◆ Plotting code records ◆
------------
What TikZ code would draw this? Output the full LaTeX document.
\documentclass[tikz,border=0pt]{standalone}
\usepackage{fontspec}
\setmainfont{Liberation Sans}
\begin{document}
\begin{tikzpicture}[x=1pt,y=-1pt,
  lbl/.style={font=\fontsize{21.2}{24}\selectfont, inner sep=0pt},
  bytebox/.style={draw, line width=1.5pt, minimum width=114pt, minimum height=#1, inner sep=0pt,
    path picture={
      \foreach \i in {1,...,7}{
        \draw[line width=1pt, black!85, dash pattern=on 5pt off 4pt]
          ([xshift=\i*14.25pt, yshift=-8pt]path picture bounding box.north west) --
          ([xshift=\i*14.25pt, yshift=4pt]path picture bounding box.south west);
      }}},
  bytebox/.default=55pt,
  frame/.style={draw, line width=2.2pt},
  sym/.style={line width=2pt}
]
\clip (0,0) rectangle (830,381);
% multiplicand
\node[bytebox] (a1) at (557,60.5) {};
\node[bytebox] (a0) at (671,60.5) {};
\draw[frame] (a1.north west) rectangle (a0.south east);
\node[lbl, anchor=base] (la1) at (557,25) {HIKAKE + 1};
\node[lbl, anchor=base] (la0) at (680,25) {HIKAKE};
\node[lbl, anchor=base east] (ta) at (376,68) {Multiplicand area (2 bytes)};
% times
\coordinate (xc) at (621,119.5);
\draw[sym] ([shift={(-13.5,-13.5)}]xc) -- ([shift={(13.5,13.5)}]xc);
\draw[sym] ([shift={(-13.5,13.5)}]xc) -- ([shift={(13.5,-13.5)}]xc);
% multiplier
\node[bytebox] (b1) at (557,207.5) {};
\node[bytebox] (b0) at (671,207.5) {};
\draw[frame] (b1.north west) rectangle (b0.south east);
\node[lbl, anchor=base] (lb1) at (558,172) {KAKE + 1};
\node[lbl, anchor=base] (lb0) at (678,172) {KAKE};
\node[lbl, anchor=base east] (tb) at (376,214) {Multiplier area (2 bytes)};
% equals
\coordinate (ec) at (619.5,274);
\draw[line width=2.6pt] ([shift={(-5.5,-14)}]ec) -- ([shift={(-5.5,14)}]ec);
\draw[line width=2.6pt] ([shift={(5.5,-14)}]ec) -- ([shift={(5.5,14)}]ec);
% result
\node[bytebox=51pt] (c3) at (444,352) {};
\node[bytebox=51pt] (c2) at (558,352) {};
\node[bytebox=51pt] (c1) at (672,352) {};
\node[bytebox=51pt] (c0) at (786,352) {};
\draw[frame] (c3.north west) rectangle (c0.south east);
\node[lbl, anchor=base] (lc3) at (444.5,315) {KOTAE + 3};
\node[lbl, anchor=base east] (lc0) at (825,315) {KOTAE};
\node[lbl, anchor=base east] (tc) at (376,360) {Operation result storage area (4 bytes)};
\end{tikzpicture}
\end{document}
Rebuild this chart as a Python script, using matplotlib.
------------
◆ PROMPT ◆
Your task is to extract all of the records exactly.

◆ SOLUTION BELOW ◆
What TikZ code would draw this? Output the full LaTeX document.
\documentclass[tikz,border=0pt]{standalone}
\usepackage{fontspec}
\setmainfont{Liberation Sans}
\begin{document}
\begin{tikzpicture}[x=1pt,y=-1pt,
  lbl/.style={font=\fontsize{21.2}{24}\selectfont, inner sep=0pt},
  bytebox/.style={draw, line width=1.5pt, minimum width=114pt, minimum height=#1, inner sep=0pt,
    path picture={
      \foreach \i in {1,...,7}{
        \draw[line width=1pt, black!85, dash pattern=on 5pt off 4pt]
          ([xshift=\i*14.25pt, yshift=-8pt]path picture bounding box.north west) --
          ([xshift=\i*14.25pt, yshift=4pt]path picture bounding box.south west);
      }}},
  bytebox/.default=55pt,
  frame/.style={draw, line width=2.2pt},
  sym/.style={line width=2pt}
]
\clip (0,0) rectangle (830,381);
% multiplicand
\node[bytebox] (a1) at (557,60.5) {};
\node[bytebox] (a0) at (671,60.5) {};
\draw[frame] (a1.north west) rectangle (a0.south east);
\node[lbl, anchor=base] (la1) at (557,25) {HIKAKE + 1};
\node[lbl, anchor=base] (la0) at (680,25) {HIKAKE};
\node[lbl, anchor=base east] (ta) at (376,68) {Multiplicand area (2 bytes)};
% times
\coordinate (xc) at (621,119.5);
\draw[sym] ([shift={(-13.5,-13.5)}]xc) -- ([shift={(13.5,13.5)}]xc);
\draw[sym] ([shift={(-13.5,13.5)}]xc) -- ([shift={(13.5,-13.5)}]xc);
% multiplier
\node[bytebox] (b1) at (557,207.5) {};
\node[bytebox] (b0) at (671,207.5) {};
\draw[frame] (b1.north west) rectangle (b0.south east);
\node[lbl, anchor=base] (lb1) at (558,172) {KAKE + 1};
\node[lbl, anchor=base] (lb0) at (678,172) {KAKE};
\node[lbl, anchor=base east] (tb) at (376,214) {Multiplier area (2 bytes)};
% equals
\coordinate (ec) at (619.5,274);
\draw[line width=2.6pt] ([shift={(-5.5,-14)}]ec) -- ([shift={(-5.5,14)}]ec);
\draw[line width=2.6pt] ([shift={(5.5,-14)}]ec) -- ([shift={(5.5,14)}]ec);
% result
\node[bytebox=51pt] (c3) at (444,352) {};
\node[bytebox=51pt] (c2) at (558,352) {};
\node[bytebox=51pt] (c1) at (672,352) {};
\node[bytebox=51pt] (c0) at (786,352) {};
\draw[frame] (c3.north west) rectangle (c0.south east);
\node[lbl, anchor=base] (lc3) at (444.5,315) {KOTAE + 3};
\node[lbl, anchor=base east] (lc0) at (825,315) {KOTAE};
\node[lbl, anchor=base east] (tc) at (376,360) {Operation result storage area (4 bytes)};
\end{tikzpicture}
\end{document}
Rebuild this chart as a Python script, using matplotlib.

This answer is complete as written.